According to a report in HBO’s hit investigative series Real Sports with Bryant Gumbel, the NCAA has a waiver for each its athletes to sign that allows the evil empire to own his or her rights – forever. If they refuse to sign, they are not allowed to play. This eliminates any possibility of the athletes to benefit financially from their names and highlights. Many college athletes will accept cash benefits from outside influences because they will not receive any money from the NCAA.
The NCAA has monopolized the college sports industry because they are the only association of its kind. College athletes don’t have the choice to play for other associations, such as a college football league or a college basketball league, in order to receive other benefits, because those associations do not exist.
The NCAA could help reduce actions like Pryor’s, but they refuse to. And the Olympic Committee removes any excuse the NCAA has to not pay its players.
Amateur western Olympians have sponsors, but their earnings are placed into a trust fund.

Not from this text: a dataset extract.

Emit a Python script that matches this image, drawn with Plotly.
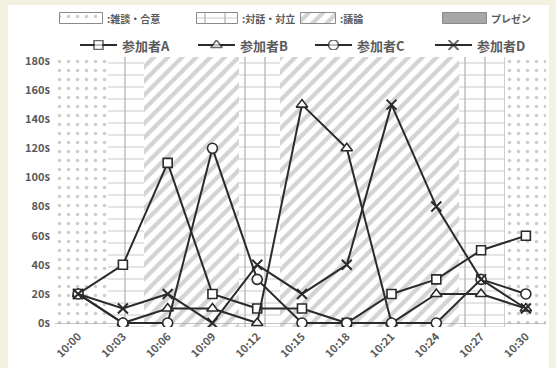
import plotly.graph_objects as go

# Time axis: minutes after 10:00 and their labels
minutes = [0, 3, 6, 9, 12, 15, 18, 21, 24, 27, 30]
time_labels = ["10:00", "10:03", "10:06", "10:09", "10:12", "10:15",
               "10:18", "10:21", "10:24", "10:27", "10:30"]

# Speaking time (seconds) per participant in each 3-minute slot
names = ["参加者A", "参加者B", "参加者C", "参加者D"]
speak_a = [20, 40, 110, 20, 10, 10, 0, 20, 30, 50, 60]
speak_b = [20, 0, 10, 10, 0, 150, 120, 0, 20, 20, 10]
speak_c = [20, 0, 0, 120, 30, 0, 0, 0, 0, 30, 20]
speak_d = [20, 10, 20, 0, 40, 20, 40, 150, 80, 30, 10]

# Meeting phases (minutes after 10:00)
phase_kind = ["雑談・合意", "対話・対立", "議論", "対話・対立", "議論", "対話・対立", "雑談・合意"]
phase_start = [-1.6, 2.0, 4.4, 10.8, 13.5, 25.5, 28.6]
phase_end = [2.0, 4.4, 10.8, 13.5, 25.5, 28.6, 31.4]

# Y ticks
y_ticks = [0, 20, 40, 60, 80, 100, 120, 140, 160, 180]
y_tick_text = ["0s", "20s", "40s", "60s", "80s", "100s", "120s", "140s", "160s", "180s"]

# Legend keys for the phases
legend_kinds = ["雑談・合意", "対話・対立", "議論", "プレゼン"]
legend_texts = [":雑談・合意", ":対話・対立", ":議論", "プレゼン"]

FONT = "Noto Sans CJK JP"
INK = "#2b2b2b"
TEXT = "#5a5a5a"
Y_LO, Y_HI = -2.7, 182.7

# pattern(s) used for each phase kind
PATTERNS = {
    "雑談・合意": [dict(shape=".", size=9, solidity=0.13, fgcolor="#9c9c9c")],
    "対話・対立": [dict(shape="|", size=20, solidity=0.1, fgcolor="#a0a0a0"),
                 dict(shape="-", size=12, solidity=0.12, fgcolor="#b6b6b6")],
    "議論": [dict(shape="/", size=10, solidity=0.42, fgcolor="#a8a8a8")],
}

fig = go.Figure()

# phase background bands
for kind, s, e in zip(phase_kind, phase_start, phase_end):
    for pat in PATTERNS[kind]:
        fig.add_trace(go.Bar(
            x=[(s + e) / 2], y=[Y_HI - Y_LO], base=[Y_LO], width=[e - s],
            marker=dict(color="rgba(0,0,0,0)", line=dict(width=0), pattern=pat),
            showlegend=False, hoverinfo="skip"))

# participant lines
styles = [
    dict(symbol="square", size=9),
    dict(symbol="triangle-up", size=10),
    dict(symbol="circle", size=10),
    dict(symbol="x-thin", size=10),
]


def marker_style(st, size):
    if st["symbol"] == "x-thin":
        return dict(symbol="x-thin", size=size, color=INK, line=dict(color=INK, width=2))
    return dict(symbol=st["symbol"], size=size, color="white",
                line=dict(color=INK, width=1.6))


for name, vals, st in zip(names, [speak_a, speak_b, speak_c, speak_d], styles):
    fig.add_trace(go.Scatter(
        x=minutes, y=vals, name=name, mode="lines+markers",
        line=dict(color=INK, width=2), marker=marker_style(st, st["size"]),
        showlegend=False))

# phase legend swatches on an auxiliary pixel-scaled axis pair (x2 / y2)
box_left = [60, 197, 301, 443]
box_right = [103, 238, 336, 487]
for kind, l, r in zip(legend_kinds, box_left, box_right):
    pats = PATTERNS.get(kind)
    if pats is None:
        fig.add_trace(go.Bar(
            x=[(l + r) / 2], y=[1], base=[0], width=[r - l], xaxis="x2", yaxis="y2",
            marker=dict(color="#a6a6a6", line=dict(color="#8a8a8a", width=1)),
            showlegend=False, hoverinfo="skip"))
    else:
        for i, pat in enumerate(pats):
            fig.add_trace(go.Bar(
                x=[(l + r) / 2], y=[1], base=[0], width=[r - l], xaxis="x2", yaxis="y2",
                marker=dict(color="rgba(0,0,0,0)",
                            line=dict(color="#8a8a8a", width=1 if i == 0 else 0),
                            pattern=pat),
                showlegend=False, hoverinfo="skip"))
for txt, r in zip(legend_texts, box_right):
    fig.add_annotation(x=r + 2, y=0.5, xref="x2", yref="y2", text=txt,
                       showarrow=False, xanchor="left", yanchor="middle",
                       font=dict(family=FONT, size=10, color=TEXT, weight="bold"))

# participant legend samples (x2 / y3)
key_left = [80, 198, 315, 435]
KEY_LEN = 37
for name, st, l in zip(names, styles, key_left):
    fig.add_trace(go.Scatter(
        x=[l, l + KEY_LEN / 2, l + KEY_LEN], y=[0.5, 0.5, 0.5], xaxis="x2", yaxis="y3",
        mode="lines+markers", line=dict(color=INK, width=2),
        marker=marker_style(st, [0, st["size"], 0]),
        showlegend=False, hoverinfo="skip"))
    fig.add_annotation(x=l + KEY_LEN + 3, y=0.5, xref="x2", yref="y3", text=name,
                       showarrow=False, xanchor="left", yanchor="middle",
                       font=dict(family=FONT, size=13, color=TEXT, weight="bold"))

PLOT_TOP_DOMAIN = (327 - 57) / 322

fig.update_layout(
    width=556, height=368,
    margin=dict(l=55, r=10, t=5, b=41, autoexpand=False),
    paper_bgcolor="#f3f1e0",
    plot_bgcolor="white",
    barmode="overlay",
    bargap=0,
    showlegend=False,
    font=dict(family=FONT, color=TEXT),
    xaxis=dict(
        range=[-1.55, 31.35], tickmode="array", tickvals=minutes, ticktext=time_labels,
        tickangle=-45, showgrid=False, zeroline=False, showline=False, ticks="",
        tickfont=dict(family=FONT, size=11, color=TEXT, weight="bold"),
        domain=[0, 1], anchor="y", fixedrange=True, automargin=False),
    yaxis=dict(
        range=[Y_LO, Y_HI], tickmode="array", tickvals=y_ticks, ticktext=y_tick_text,
        showgrid=False, zeroline=True, zerolinecolor="#c4c4c4", zerolinewidth=1,
        showline=False, ticks="", domain=[0, PLOT_TOP_DOMAIN], ticklabelstandoff=4,
        tickfont=dict(family=FONT, size=11, color=TEXT, weight="bold"),
        fixedrange=True, automargin=False),
    xaxis2=dict(range=[55, 546], domain=[0, 1], anchor="y2", visible=False, fixedrange=True),
    yaxis2=dict(range=[-0.12, 1.12], domain=[(327 - 25) / 322, (327 - 12) / 322],
                anchor="x2", visible=False, fixedrange=True),
    yaxis3=dict(range=[0, 1], domain=[(327 - 50) / 322, (327 - 40) / 322], anchor="x2",
                visible=False, fixedrange=True),
    shapes=[dict(type="rect", xref="paper", yref="paper",
                 x0=(8 - 55) / 491, x1=(549 - 55) / 491,
                 y0=(327 - 368) / 322, y1=(327 - 5) / 322,
                 fillcolor="white", line=dict(width=0), layer="below")],
)

fig.write_html("out.html")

A trust fund would be great for the college athlete because not everyone will end up playing professionally. He or she could benefit mightily after graduation when those first steps into real life are taken.
South Carolina head coach Steve Spurrier stated a solid plan to help pay college athletes, but believes his plan would not pass.
“A bunch of us coaches felt so strongly about it that we would be willing to pay it — 70 guys, 300 bucks a game,” said Spurrier, according to Jacksonville.com. “That’s only $21,000 a game. I doubt it will get passed, but as coaches in the SEC, we make all the money — as do universities, television — and we need to get more to our players.
“We would like to make that happen,” he continued. “Probably won’t, but we’d love to do it.”
This situation is similar to telling a child not to play with the electrical socket, when someone could just place a socket cap on it to eliminate the temptation. The temptation for college athletes to take money will always be around for them to cash in. It would be like putting a socket cap on the situation if the NCAA would allow them to be compensated, lessening the opportunities for players to get burned.
What Pryor did, according to the NCAA rules, was wrong. The actions of the former Ohio State quarterback caused him to leave school early without totally improving his craft, caused a respected head coach to resign and; caused the suspension of several players for the team’s first five games in 2011. This is petty because of a barter system of which the NCAA disapproves.
Handing out athletic scholarships is cute in comparison to the billions of dollars these student athletes rack up for the NCAA and its institutions collectively. In addition, this unstable relationship between the NCAA and the college athlete for players accepting improper benefits is peanuts compared to the breach of human rights by the NCAA for violating the freedom of speech and Title IX.
Until changes are made by the NCAA to truly play fair with the college athlete as opposed to this current unstable relationship, the Pryors of the college sports world will continue to find a way to make money off the sweat of their own backs – and the ‘Evil Empire’ has to admit some of the blame.